The Department of Housing and Urban Development (HUD) on Tuesday urged colleges and universities to discourage racially segregated student residence halls, warning that race-based “affinity housing” runs afoul of federal anti-discrimination law.
Institutions of higher learning that promote or turn a blind eye to the “disturbing trend” of “neo-segregationist” living arrangements – often marketed as voluntary and open to all – will face “maximum accountability” from the Trump administration, the housing agency vowed in a “Dear Colleague” letter provided to The Post.

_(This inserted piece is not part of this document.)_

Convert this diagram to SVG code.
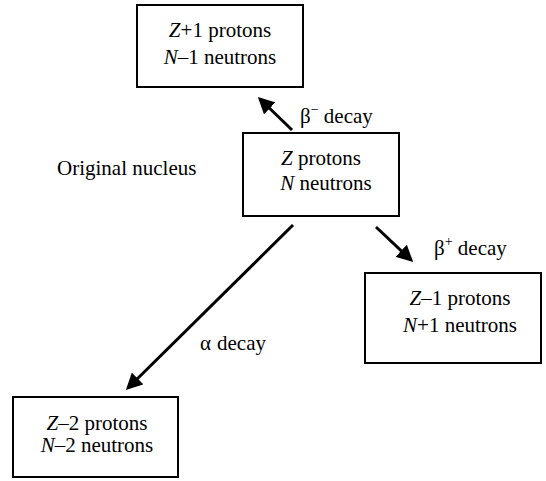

“Under the discredited idea of DEI, ideologues at our nation’s colleges and universities have perpetuated racially discriminatory housing schemes in direct violation of federal civil rights law,” HUD Secretary Scott Turner said in a statement. “Unlawful housing segregation has no place in America and certainly no place in the colleges and schools that hard working Americans send their kids for an education.
“Under the leadership of President Trump, the Department will ensure that racial discrimination in housing — including in American educational institutions — is consigned to the ash heap of history.”
A 2019 study by the National Association of Scholars, a conservative nonprofit that seeks to reform higher education, found “neo-segregation” on college campuses to be ”widespread if not pervasive”
Roughly 46% of 173 colleges surveyed “segregate student orientation programs, while 43% offered “segregated residential arrangements” and 72% offered segregated graduation ceremonies, NAS researchers Dion J. Pierre found.
Then, in 2020, heightened concerns over “systemic racism” in the wake of the death of George Floyd ushered in another wave of affinity housing offerings for minority communities on campus.
“The problem is decades old,” HUD Assistant Secretary Craig Trainor, the head of the department’s Office of Fair Housing and Equal Opportunity (FHEO), noted in the letter sent to HUD’s network of fair housing organizations.
Trainor cited Wesleyan University’s 1996 decision to allow the campus’s Malcolm X house to remain all black; an alleged “Black-Only” “safe space” offered to California State University, Los Angeles students in 2016; and the University of California, Berkely’s use images of black students in a “segregated dormitory” that same year alongside the statement: “I enjoy being around peers who look like me.”
“In 1954, the US Supreme Court made clear in Brown v. Board of Education that separate educational facilities were inherently unequal. The neo-segregationists who argue in favor of racially segregated housing in schools now are as morally bankrupt as the segregationists who argued in favor or racially segregated schools then,” Trainor said in a statement. “As Justice Thomas wrote, ‘What was wrong in 1954 cannot be right today.’ And today, the Office of Fair Housing and Equal Opportunity is putting educational institutions on notice: The era of tolerating unlawful racial discrimination in this nation’s schools and universities is over.”
HUD’s fair housing office, which investigates alleged violations of federal fair housing laws, intends to “pursue every available remedy to bring discriminatory institutions into compliance, including, without limitation, compensatory and punitive damages, civil penalties, and injunctive relief.”